* Fotografía: Andrés Juvenal Munizaga.
La Botánica de Ashlee es una disciplina en la que concurren algunos especímenes conocidos como el poeta Carlos Henrickson, expuesto como Henrickson a secas, lo que lo eleva a una categoría especial, de culto, pues es plausible que el lector lego al llegar a este poema hermoso que es la albahaca, sin duda se pregunte ¿quién es Henrickson? ¿Cuántos aún quizás sabiendo que Henrickson es un poeta, sabrán que es un experto en gatos? Hay pues, un chiste en clave, un cameo para especialistas, una talla interna, lo que nos hace pensar en la palabra hermetismo. Es un guiño de confianza, de pertenencia al circuito abigarrado y estallado de la poesía chilena, un gesto de identidad o de complicidad para con las y los bicharracos de ese jardín de las delicias que es la poesía chilena.
La poética de Ashlee queda manifiesta en el poema “Linaria vulgaris”, donde podemos leer: “nunca he podido adherir a las élites/ sin una sensación de desdén/ y asco” (…) Y aún más adelante: “el paradigma del refinamiento/ me resbala / acostumbrada como estoy / a no pertenecer al canon / a la falta de belleza como elección (est)ética / no quiero rendirme a la norma”. Palabras que fijan posición en el campo literario.

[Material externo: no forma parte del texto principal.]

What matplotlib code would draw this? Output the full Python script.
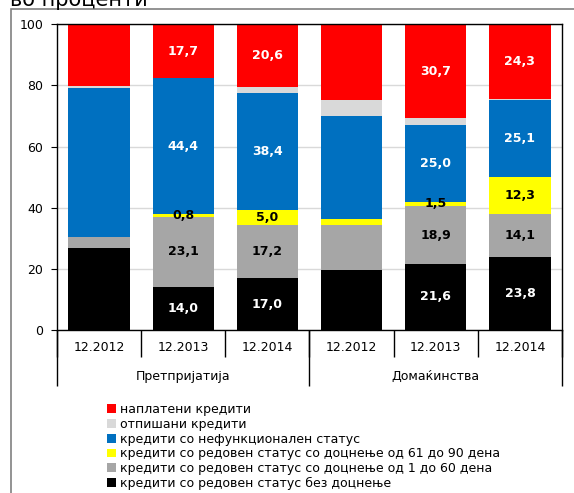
import numpy as np
import matplotlib.pyplot as plt
from matplotlib.patches import Patch, Rectangle

categories = ["12.2012", "12.2013", "12.2014", "12.2012", "12.2013", "12.2014"]
groups = ["Претпријатија", "Домаќинства"]

# stacked from bottom to top
no_delay = [26.9, 14.0, 17.0, 19.6, 21.6, 23.8]
delay_1_60 = [3.4, 23.1, 17.2, 14.7, 18.9, 14.1]
delay_61_90 = [0.0, 0.8, 5.0, 2.0, 1.5, 12.3]
nonperforming = [48.7, 44.4, 38.4, 33.8, 25.0, 25.1]
written_off = [0.8, 0.0, 1.8, 5.1, 2.3, 0.4]
repaid = [20.2, 17.7, 20.6, 24.8, 30.7, 24.3]
show_labels = [False, True, True, False, True, True]

series = [
    (no_delay, "#000000", "white", True, "кредити со редовен статус без доцнење"),
    (delay_1_60, "#a6a6a6", "black", True, "кредити со редовен статус со доцнење од 1 до 60 дена"),
    (delay_61_90, "#ffff00", "black", True, "кредити со редовен статус со доцнење од 61 до 90 дена"),
    (nonperforming, "#0070c0", "white", True, "кредити со нефункционален статус"),
    (written_off, "#d9d9d9", "black", False, "отпишани кредити"),
    (repaid, "#ff0000", "white", True, "наплатени кредити"),
]

plt.rcParams['font.family'] = ['DejaVu Sans']
fig = plt.figure(figsize=(5.74, 4.93), dpi=100)
ax = fig.add_axes([57/574, 1-330/493, 505/574, (330-24.3)/493])

# outer frame and title (title is clipped at the top, as in the source)
fig.patches.append(Rectangle((11/574, -0.1), 1.0, 1.1 - 9/493, transform=fig.transFigure,
                             fill=False, edgecolor="#808080", linewidth=1.2))
fig.text(10/574, 1-6/493, "во проценти", fontsize=15, va="baseline", ha="left")

x = np.arange(len(categories))
bottom = np.zeros(len(categories))
for vals, color, tcolor, lab, name in series:
    vals = np.array(vals)
    ax.bar(x, vals, 0.73, bottom=bottom, color=color, edgecolor="none", zorder=2)
    if lab:
        for i in range(len(x)):
            if show_labels[i] and vals[i] > 0:
                ax.text(x[i], bottom[i] + vals[i]/2, f"{vals[i]:.1f}".replace(".", ","),
                        ha="center", va="center", color=tcolor, fontsize=9,
                        fontweight="bold", zorder=3)
    bottom += vals

ax.set_xlim(-0.5, 5.5)
ax.set_ylim(0, 100)
ax.set_yticks(range(0, 101, 20))
ax.tick_params(axis="y", labelsize=9, length=4, pad=6)
ax.yaxis.grid(True, color="#d9d9d9", linewidth=1, zorder=0)
for s in ax.spines.values():
    s.set_linewidth(1)

# category level
ax.set_xticks(x)
ax.set_xticklabels(categories, fontsize=9)
ax.tick_params(axis="x", which="major", length=0, pad=8)
ax.set_xticks(np.arange(-0.5, 6, 1), minor=True)
ax.tick_params(axis="x", which="minor", length=19.5, width=1)

# group level
sec = ax.secondary_xaxis("bottom")
sec.set_xticks([1, 4])
sec.set_xticklabels(groups, fontsize=9)
sec.tick_params(axis="x", which="major", length=0, pad=29)
sec.set_xticks([-0.5, 2.5, 5.5], minor=True)
sec.tick_params(axis="x", which="minor", length=40, width=1)
sec.spines["bottom"].set_visible(False)

handles = [Patch(facecolor=c, edgecolor="none", label=n) for _, c, _, _, n in series[::-1]]
fig.legend(handles=handles, loc="upper left", bbox_to_anchor=(107/574, 1-403/493),
           frameon=False, fontsize=9, handlelength=0.7, handleheight=0.7,
           handletextpad=0.3, labelspacing=0.14, borderpad=0, borderaxespad=0)

fig.savefig("out.png", dpi=100)
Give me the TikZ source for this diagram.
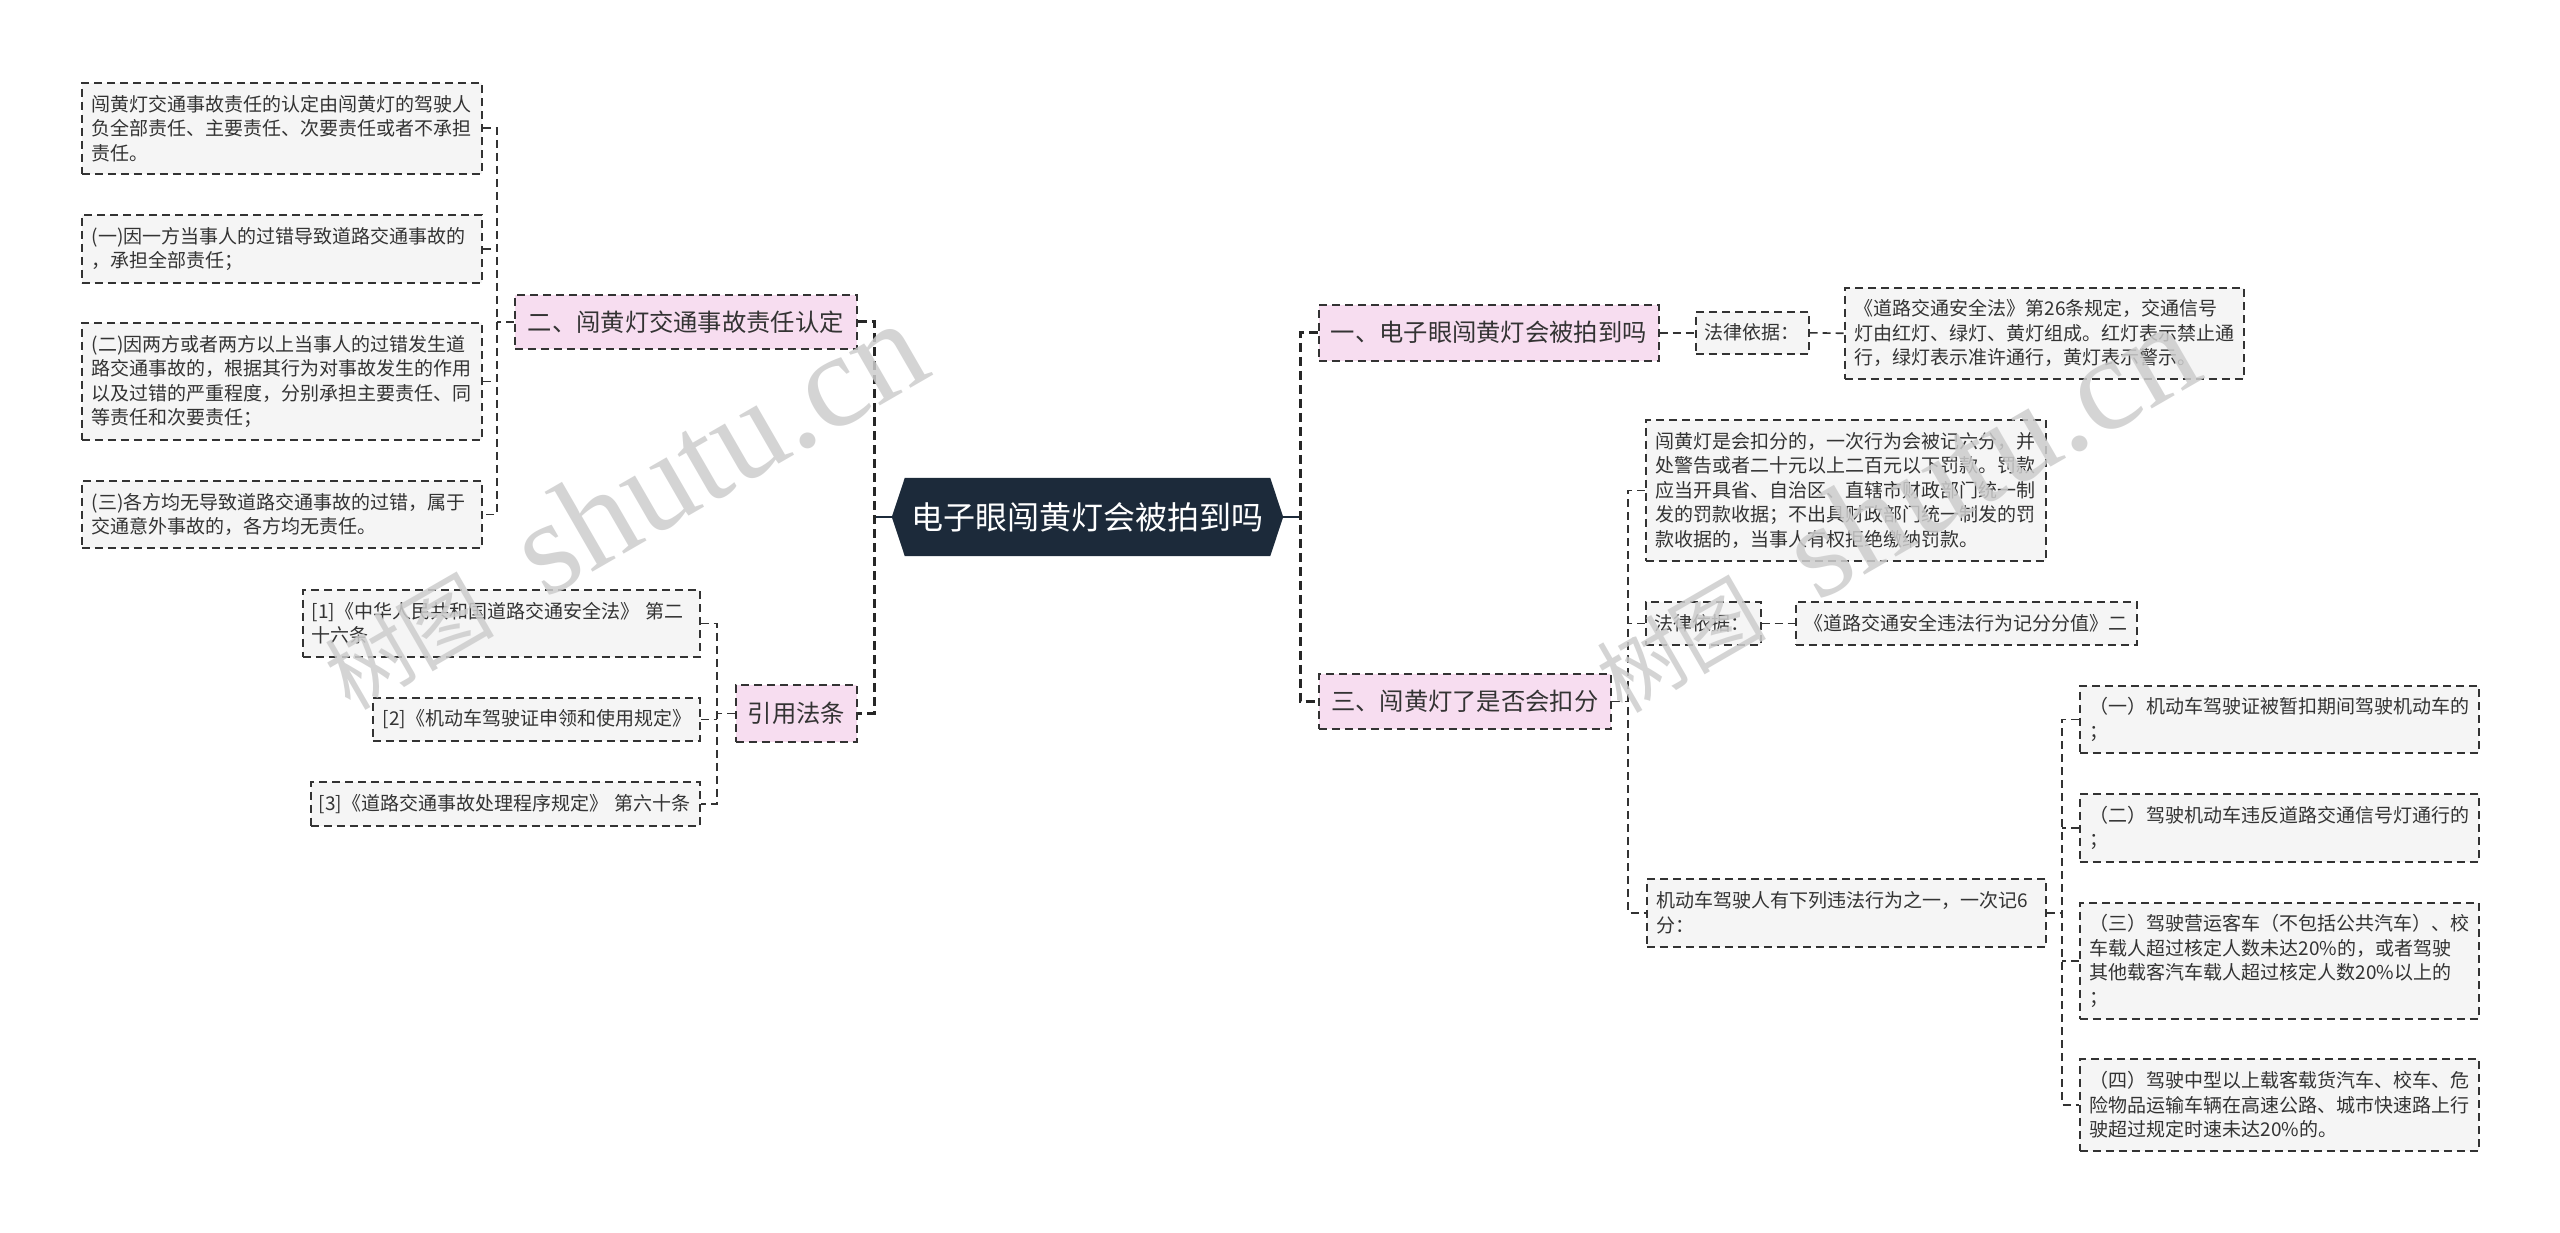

La opción del poemario es el contraste con el juego japonés de espejear el hacer del poeta y el hacer del jardinero o botánico. La comprensión del oficio del que trabaja con las palabras y su equivalencia en la natural relación -de investigador/admirador/cuidador- con las plantas, con la tierra, y aún específicamente con las especies nativas; es expuesta con mistralianos resabios: “todos queremos ser planta / todos anhelamos ser florecillas / que alguien riegue, poder / tranquilamente tomar el sol / respirar la quietud pegada a la tierra / a ratos / todos deseamos / dejar de ser mala hierba y transformarnos en perfumados jazmines, / resistentes robles, / (exóticos nenúfares, sofisticadas orquídeas) / pero a mí me place sólo / arbolito / florecer en este verso / sentir / el abrirse de la primera hoja / cuando mis raíces / tantean en la oscuridad (…) / Yo prefiero un pueblo / como los del sur del mundo / allá donde no nieva / donde nunca ha nevado / allá / que con la suerte toda / sólo graniza” (…).
Desde una galería desenfadamente autobiográfica se nos presentan tropos en un desordenado exhibicionismo de recursos que alcanzan para una décima a la parra chilena, a la vid, con una voz propia incluso elegante. El Yo poético de Ashlee es el protagonista, un yo de jardinera que se reconoce improvisada, de mujer dispuesta y lanzada a brotar, a germinar, impulso vital de un cuerpo hecho palabra, que se echa a la tierra y al agua, a la luz y calor del sol. Se tiene o no se tiene “mano” para las plantas. Lo mismo para las palabras. La sencillez de los dibujos otorga al libro un aire oriental que contrasta con la poesía desplegada, alejada del haiku. La sabiduría japonesa, su condición de hijos del sol naciente, los hace portavoz de ese privilegio: el poema de las flores ha de ser casi silencio puro, un respirar ligero, pero eso es materia a discutir. El libro de Ashlee está lejos de una tentativa así, su botánica -como la del padre de tal disciplina taxonómica, Carlos de Linneo-, abunda en nombres, clasifica, ordena, rellena espacios y casillas, abigarra. Aunque ese orden a simple vista se parezca al caos vegetal.
Flores y poesía. Erotismo y vegetales. Largos binomios tan acudidos como escribir poesía y arar la tierra. El huerto o el jardín como taller o escritorio. ¿Citaremos versos pertinentes de Mistral o Neruda, de Violeta o Nicanor? ¿Del Amigo Piedra? El arte poética de Huidobro mandaba no cantar a la rosa sino hacerla florecer en el poema. Habría que decir que la declarada (po)ética y posición de Ashlee se identifica más con el manifiesto del tercer suicida acá convocado: Rodrigo Lira, quien sugirió que a la rosa de plano mejor hacerla mermelada de mosqueta en el poema. Salud por ello.